In a move that might indicate that the Big Four is about to become the Big 5, Manchester City smashed the British transfer market record with the £32.5million purchase of Robinho from Real Madrid.
I wonder if Chelsea fans who bought the Robinho shirts from the Chelsea web site this week will get their money back?
It was a busy day at Eastlands that began with the news that a takeover by a United Arab Emirates business group was ending former Thai Prime Minister Thaksin Shinawatra’s brief ownership of the Premier League club.
Abu Dhabi United Group (ADUG) wasted no time showing Mark Hughes the money as City made a £34m bid from Tottenham striker Dimitar Berbatov. When that deal failed to materialize, City turned its attention to Real Madrid who where a little pissed off at Chelsea’s approach for Robinho. Madrid’s response to Chelsea’s tactics is a little like calling a kettle black after their summer long tapping up of City rivals Cristiano Ronaldo.
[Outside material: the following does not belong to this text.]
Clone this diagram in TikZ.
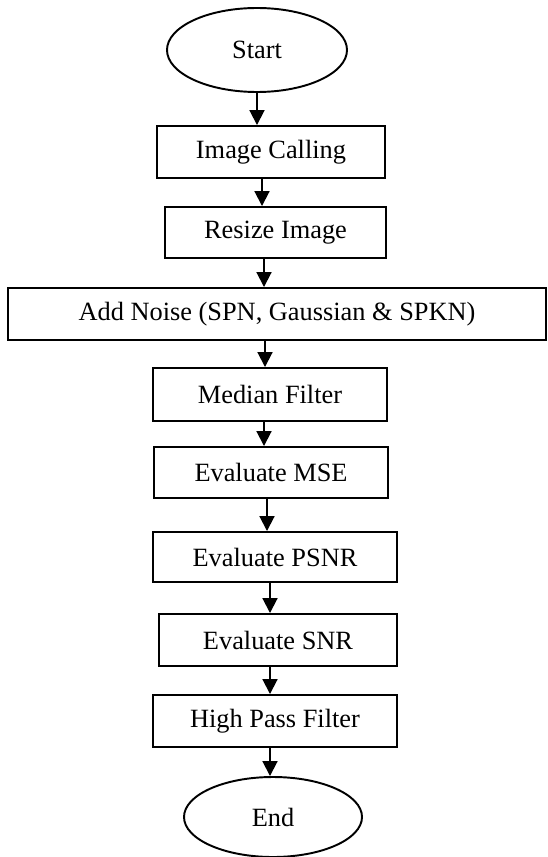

Nevertheless, City had no problem with Madrid’s valuation of Robinho and suddenly the Brazilian star was on his way to Eastlands.
As fate would have it, City’s first opponent after the international break is Chelsea at home. That game should mark the home debut of both Robinho and former Chelsea winger Shaun-Wright Phillips. Buy Manchester City – Chelsea Tickets
In announcing the purchase of City by ADUG, the official statement on the takeover referred to the ‘qualification of Manchester City to the European Champions League (for) next season 2009-10’. This would indicate that funds will be available Mark Hughes in the January transfer window to do an Abramovich and raid the best players in Europe.
Two days ago City were part of a group of teams like Aston Villa, Spurs, Everton and Portsmouth who are all below the big four, but don’t have the funds necessary to buy big to really mount a challenge.
In the midst of a credit crunch that has reduced Liverpool’s ability to buy, and with Arsenal’s unwillingness to buy big, the gap is now open for Manchester City to join the big four.